In continuance of our ongoing coverage for Nashville’s  Bunker Labs, the accelerator program that targets veteran entrepreneurs is catering to the specific class of post-service personnel who want to continue serving the country by providing jobs for veterans.

April 28 saw one of the Bunker Labs Nashville Cohort Sessions – week four of 14, to be exact – that puts those wanting to see economic combat into a veritable boot camp that offers the basic weapons training of business acumen and team-building exercises that arm them with knowledge, ideas, and constructive criticism for their business proposals (we’re leaving the businesses “off the record” for now to ensure mission success).

The subject of this week’s cohort session was “Risk Taking.” Blake Hogan – the Director of Business Partnerships for the Entrepreneur Center and Founder/Executive Director of Bunker Labs – was able to share the importance of this particular meeting, and elucidate just how veteran entrepreneurs are unique to the market.

“There’s a myth in entrepreneurship that you should just ‘burn the ships’ and take every risk,” Hogan shares. “The myth is celebrated.

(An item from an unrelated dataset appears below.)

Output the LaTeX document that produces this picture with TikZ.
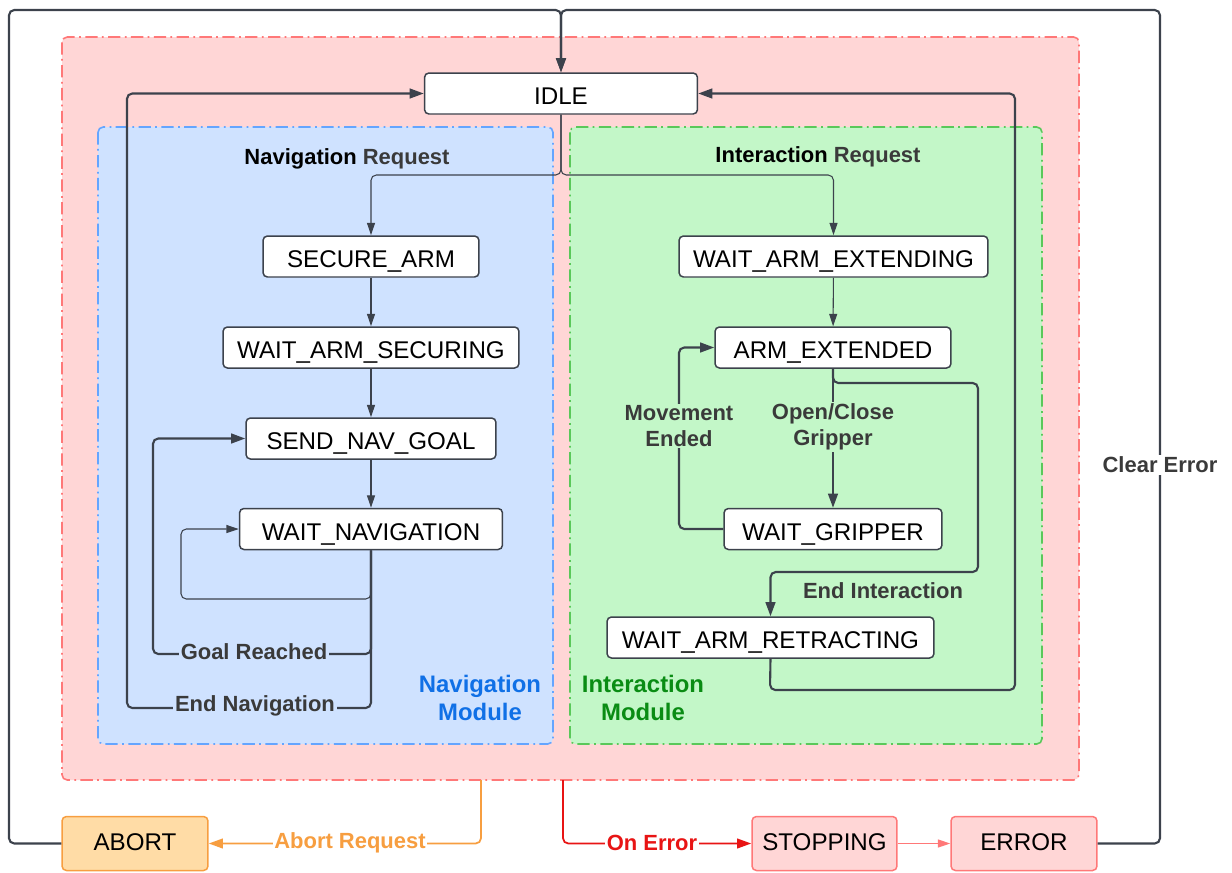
\documentclass[tikz,border=0pt]{standalone}
\usepackage{fontspec}
\setmainfont{Liberation Sans}
\usetikzlibrary{arrows.meta}
\definecolor{linegray}{RGB}{60,66,76}
\definecolor{labelgray}{RGB}{58,58,58}
\definecolor{redfill}{RGB}{255,214,214}
\definecolor{redline}{RGB}{255,120,120}
\definecolor{bluefill}{RGB}{207,226,255}
\definecolor{blueline}{RGB}{100,165,255}
\definecolor{greenfill}{RGB}{195,247,200}
\definecolor{greenline}{RGB}{90,200,90}
\definecolor{abortfill}{RGB}{255,220,166}
\definecolor{abortline}{RGB}{247,158,64}
\definecolor{errline}{RGB}{232,20,20}
\definecolor{navtext}{RGB}{16,112,230}
\definecolor{inttext}{RGB}{10,140,20}
\begin{document}
\begin{tikzpicture}
	[x=0.02cm,y=-0.02cm,
	state/.style={draw=linegray,line width=0.85pt,rounded corners=2.5pt,fill=white,minimum height=0.82cm,inner sep=0pt,text height=12.6pt,text depth=0pt,font=\fontsize{13.75}{16}\selectfont},
	endstate/.style={state,minimum height=1.08cm,text height=7.6pt},
	region/.style={line width=0.9pt,rounded corners=3pt,dash pattern=on 7pt off 2.5pt on 1pt off 2.5pt},
	lbl/.style={font=\fontsize{12.5}{14.8}\selectfont\bfseries,text=labelgray,inner sep=1pt,align=center},
	modlbl/.style={font=\fontsize{13.6}{16}\selectfont\bfseries,align=center},
	flow/.style={draw=linegray,line width=1.2pt,rounded corners=3pt,-{Triangle[length=8pt,width=5.5pt]}},
	thinflow/.style={draw=linegray,line width=0.6pt,rounded corners=3pt,-{Triangle[length=7pt,width=4.5pt]}}]
	\useasboundingbox (0,0) rectangle (1232,873);
	% modules
	\draw[region,draw=redline,fill=redfill] (62,37) rectangle (1079,780);
	\draw[region,draw=blueline,fill=bluefill] (98,127) rectangle (553,744);
	\draw[region,draw=greenline,fill=greenfill] (570,127) rectangle (1042,744);
	% states
	\node[state,name=idle,minimum width=5.46cm] at (561,93.5) {IDLE};
	\node[state,name=secure,minimum width=4.32cm] at (371,256.5) {SECURE\_ARM};
	\node[state,name=securing,minimum width=5.92cm] at (371,347.5) {WAIT\_ARM\_SECURING};
	\node[state,name=sendnav,minimum width=5.0cm] at (371,438.5) {SEND\_NAV\_GOAL};
	\node[state,name=waitnav,minimum width=5.26cm] at (371,529) {WAIT\_NAVIGATION};
	\node[state,name=extending,minimum width=6.18cm] at (833.5,256.5) {WAIT\_ARM\_EXTENDING};
	\node[state,name=extended,minimum width=4.72cm] at (833,347.5) {ARM\_EXTENDED};
	\node[state,name=gripper,minimum width=4.36cm] at (833,529) {WAIT\_GRIPPER};
	\node[state,name=retracting,minimum width=6.54cm] at (770.5,637.5) {WAIT\_ARM\_RETRACTING};
	\node[endstate,name=abort,draw=abortline,fill=abortfill,minimum width=2.92cm] at (135,843.5) {ABORT};
	\node[endstate,name=stopping,draw=redline,fill=redfill,minimum width=2.9cm] at (824.5,843.5) {STOPPING};
	\node[endstate,name=error,draw=redline,fill=redfill,minimum width=2.92cm] at (1024,843.5) {ERROR};
	\coordinate (abortsrc) at (481,780);
	\coordinate (errsrc) at (563,780);
	% connectors
	\draw[flow] (abort.west) -| (9,10) -| (idle.north);
	\draw[flow] (error.east) -| (1160,10) -| (idle.north);
	\draw[thinflow] (idle.south) -- (561,175) -| (secure.north);
	\draw[thinflow] (idle.south) -- (561,175) -| (extending.north);
	\draw[thinflow] (secure) -- (securing);
	\draw[thinflow] (securing) -- (sendnav);
	\draw[thinflow] (sendnav) -- (waitnav);
	\draw[thinflow] (waitnav.south) -- (371,599) -| (181,529) -- (waitnav.west);
	\draw[flow] (waitnav.south) -- (371,654) -| (153,438.5) -- (sendnav.west);
	\draw[flow] (waitnav.south) -- (371,708) -| (127,93.5) -- (idle.west);
	\draw[thinflow] (extending) -- (extended);
	\draw[flow] (extended) -- (gripper);
	\draw[flow] (gripper.west) -| (679,347.5) -- (extended.west);
	\draw[flow] (extended.south) -- (833,383) -| (978,572) -| (retracting.north);
	\draw[flow] (retracting.south) -- (770,690) -| (1015,93.5) -- (idle.east);
	\draw[abortline,line width=1pt,rounded corners=3pt,-{Triangle[length=8pt,width=5.5pt]}] (abortsrc) |- (abort.east);
	\draw[errline,line width=1pt,rounded corners=3pt,-{Triangle[length=8pt,width=5.5pt]}] (errsrc) |- (stopping.west);
	\draw[redline,line width=0.8pt,-{Triangle[length=7pt,width=4.5pt]}] (stopping) -- (error);
	% labels
	\node[lbl,name=navreq] at (347,159) {\textcolor{black}{Navigation} Request};
	\node[lbl,name=intreq] at (818,157) {\textcolor{black}{Interaction} Request};
	\node[lbl,name=goal,fill=bluefill] at (254,652) {Goal Reached};
	\node[lbl,name=endnav,fill=bluefill] at (255,706) {End Navigation};
	\node[lbl,name=moved,fill=greenfill] at (679,426) {Movement\\Ended};
	\node[lbl,name=openclose,fill=greenfill] at (833,427) {Open/Close\\Gripper};
	\node[lbl,name=endint] at (883,591) {End Interaction};
	\node[lbl,name=clear,fill=white] at (1160,465) {Clear Error};
	\node[lbl,name=abortreq,fill=white,text=abortline] at (350,843) {Abort Request};
	\node[lbl,name=onerr,fill=white,text=errline] at (652,843) {On Error};
	\node[modlbl,name=navmod,text=navtext] at (480,698) {Navigation\\Module};
	\node[modlbl,name=intmod,text=inttext] at (643,698) {Interaction\\Module};
\end{tikzpicture}
\end{document}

And I think that’s irresponsible. We celebrate it when someone mortgages their house and is successful. But what if you aren’t?”

Photos courtesy Jessica Steddom

Photos courtesy Jessica Steddom

Using their service to underline his point, the notion of risks is old hat to those who’ve been shot at or potentially threatened by enemy combatants. It’s kind of a badass problem to have, but once you’re used to taking risks because your job calls for it, your fear of said risks is no longer what it was. Suddenly, the paperwork at the bank seems a lot less scary to a person like that. So, Hogan wants to offer a refresher on the understanding of risk from aspects legal, financial, and personal.

“We’re trying to teach the value of calculated risk – a potential opportunity that overshadows any setback. Otherwise, why take risks at all?” says Hogan, pointing to the assessment of cost versus reward to stimulate discussions of value assessment. “Everyone has their own unique risk profile. People ‘max-ing out’ their credit cards and getting their second mortgage, people might be comfortable. When people start a business, they need to ask themselves: ‘What am I willing to lose? What am I wanting to gain?’”

Since all of the ventures in the Bunker Labs army are veteran-led, the concept of the “army spouse” also plays a huge role that leaves them accessible for business help as well. Hogan shares that the Austin, TX branch of Bunker Labs had three of its 12 business ventures subject to “joint control,” which he shares made a greater degree of success.

“We heavily encourage spouses to sign up,” Hogan says, “as they make really great entrepreneurs. They have to be ready to move at a moment’s notice. Their needs for extra income, plus the need to travel, makes it to where the spouse is the ideal entrepreneur.  That ability to adapt and move across the country into a new community requires an attitude and a spirit that is embodied really well in entrepreneurs.”

Photos courtesy Jessica Steddom

Photos courtesy Jessica Steddom

That level of personal responsibility and obligation has in general served Hogan and other business personnel very well. “When I started my first business, I kept my corporate job the entire time. We had early revenue, but I ended up not quitting because it didn’t turn into the revenue that I needed. We kept pouring money into the business, but I kept the job. That business didn’t work out.”

As the efforts of Bunker Labs continue to develop and lead the country in business discipline, we’ll keep readers posted.